When using JToken, it depends on JSON.NET anyway. It is natural that there is a necessity to modify the code. I do not know what is the problem.

unknown dictionary type it's a dictionary with a deep structure

What type do you mean? For example Dictionary<string, Dictionary<string, Dictionary<string, Foo>>> ?

neuecc commented 6 years ago

for example, bitflyer(Top BitCoin exchange in Japan) api client for .NET, https://github.com/kiyoaki/bitflyer-api-dotnet-client was replaced JSON.NET to Utf8Json. https://github.com/kiyoaki/bitflyer-api-dotnet-client/commit/3d824d5b9afc678031e01d95be6577d7f89f1322

niemyjski commented 6 years ago

For anonomopus dictionary types that are not known they are deserialized into a dictionary or list. I was wondering if there was a utility method that could be used to quickly convert that dictionary to a known type without saying Deserialize(Serialize(dict)). I think we may need to create a formatter for this as we have the nest client returning content with jtoken (in dictionaries) and we need to be able to round trip this and currently we cannot.
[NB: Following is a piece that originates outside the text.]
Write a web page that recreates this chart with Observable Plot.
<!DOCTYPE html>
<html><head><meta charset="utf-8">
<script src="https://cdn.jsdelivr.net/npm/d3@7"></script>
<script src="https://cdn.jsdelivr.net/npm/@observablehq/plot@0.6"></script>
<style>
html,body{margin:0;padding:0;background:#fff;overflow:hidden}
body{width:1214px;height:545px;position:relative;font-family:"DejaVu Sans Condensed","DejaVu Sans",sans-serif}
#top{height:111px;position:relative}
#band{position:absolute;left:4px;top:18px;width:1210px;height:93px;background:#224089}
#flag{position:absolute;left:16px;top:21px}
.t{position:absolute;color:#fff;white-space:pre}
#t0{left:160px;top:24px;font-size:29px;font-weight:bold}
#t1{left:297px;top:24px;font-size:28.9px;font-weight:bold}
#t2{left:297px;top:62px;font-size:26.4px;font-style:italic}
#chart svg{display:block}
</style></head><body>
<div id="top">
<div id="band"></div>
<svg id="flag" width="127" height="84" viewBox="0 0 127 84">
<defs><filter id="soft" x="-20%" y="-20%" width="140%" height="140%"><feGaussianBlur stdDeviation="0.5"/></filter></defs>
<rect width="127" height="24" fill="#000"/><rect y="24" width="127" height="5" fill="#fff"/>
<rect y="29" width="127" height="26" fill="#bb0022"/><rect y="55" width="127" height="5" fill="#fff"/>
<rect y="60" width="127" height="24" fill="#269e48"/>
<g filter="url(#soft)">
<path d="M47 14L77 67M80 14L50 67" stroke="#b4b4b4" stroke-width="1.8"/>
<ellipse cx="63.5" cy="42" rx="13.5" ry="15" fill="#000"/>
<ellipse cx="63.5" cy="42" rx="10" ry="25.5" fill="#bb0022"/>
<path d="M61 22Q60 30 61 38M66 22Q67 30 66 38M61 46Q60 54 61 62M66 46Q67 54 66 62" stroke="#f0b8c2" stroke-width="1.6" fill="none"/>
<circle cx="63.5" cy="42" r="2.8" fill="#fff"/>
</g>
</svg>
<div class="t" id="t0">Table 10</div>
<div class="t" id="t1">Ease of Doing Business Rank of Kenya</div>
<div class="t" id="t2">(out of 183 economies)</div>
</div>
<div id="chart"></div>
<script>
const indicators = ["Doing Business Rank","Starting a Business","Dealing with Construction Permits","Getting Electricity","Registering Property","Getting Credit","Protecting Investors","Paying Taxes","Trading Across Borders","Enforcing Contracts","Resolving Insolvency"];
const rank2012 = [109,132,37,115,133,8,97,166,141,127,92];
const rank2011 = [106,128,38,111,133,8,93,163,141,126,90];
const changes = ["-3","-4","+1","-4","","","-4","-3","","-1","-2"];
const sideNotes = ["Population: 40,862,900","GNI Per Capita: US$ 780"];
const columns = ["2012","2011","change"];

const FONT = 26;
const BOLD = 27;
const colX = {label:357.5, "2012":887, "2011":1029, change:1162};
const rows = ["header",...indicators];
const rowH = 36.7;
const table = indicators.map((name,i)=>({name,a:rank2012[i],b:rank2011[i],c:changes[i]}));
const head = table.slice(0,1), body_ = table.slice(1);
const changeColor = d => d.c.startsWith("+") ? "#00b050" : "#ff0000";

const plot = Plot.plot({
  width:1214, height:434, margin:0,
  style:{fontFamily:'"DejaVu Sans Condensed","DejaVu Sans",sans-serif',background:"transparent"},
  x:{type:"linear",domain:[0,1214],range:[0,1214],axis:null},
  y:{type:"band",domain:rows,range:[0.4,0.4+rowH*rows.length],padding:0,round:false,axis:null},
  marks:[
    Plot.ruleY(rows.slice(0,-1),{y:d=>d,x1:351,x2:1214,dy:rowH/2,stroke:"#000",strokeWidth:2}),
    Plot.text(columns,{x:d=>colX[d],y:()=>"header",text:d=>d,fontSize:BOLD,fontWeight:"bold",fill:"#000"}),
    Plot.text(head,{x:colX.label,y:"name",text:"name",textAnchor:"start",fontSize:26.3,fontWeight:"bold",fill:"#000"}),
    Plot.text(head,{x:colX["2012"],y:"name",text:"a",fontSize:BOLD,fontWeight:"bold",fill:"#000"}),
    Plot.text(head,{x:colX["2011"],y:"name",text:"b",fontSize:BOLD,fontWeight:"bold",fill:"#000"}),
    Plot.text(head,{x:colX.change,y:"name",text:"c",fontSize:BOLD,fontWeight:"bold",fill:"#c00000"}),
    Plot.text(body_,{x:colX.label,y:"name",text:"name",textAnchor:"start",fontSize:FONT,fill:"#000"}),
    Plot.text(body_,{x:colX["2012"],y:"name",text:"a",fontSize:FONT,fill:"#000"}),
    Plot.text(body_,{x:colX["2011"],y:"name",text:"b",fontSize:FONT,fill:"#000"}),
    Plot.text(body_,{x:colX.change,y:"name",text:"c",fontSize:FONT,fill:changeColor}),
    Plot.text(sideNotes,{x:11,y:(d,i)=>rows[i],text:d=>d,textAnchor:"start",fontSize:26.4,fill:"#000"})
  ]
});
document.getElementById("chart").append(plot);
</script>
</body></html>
neuecc commented 6 years ago

If you are talking about https://github.com/exceptionless/Exceptionless/blob/master/src/Exceptionless.Core/Serialization/DataObjectConverter.cs#L84

  1. Craete T
  2. Read by JToken(dynamic)
  3. Set to T
  4. Return T
// L41. JSON.NET
var json = JObject.Load(reader);

// Utf8Json
var json = (Dictionary<string, object>)JsonSerializer.Deserialize<object>(ref reader);
foreach(...)
{
    var propertyName = .Key
    var value = .Value; // as JObject
}

However, I will not handle objects (Dictionary <string, object>) and will process them with JsonReader.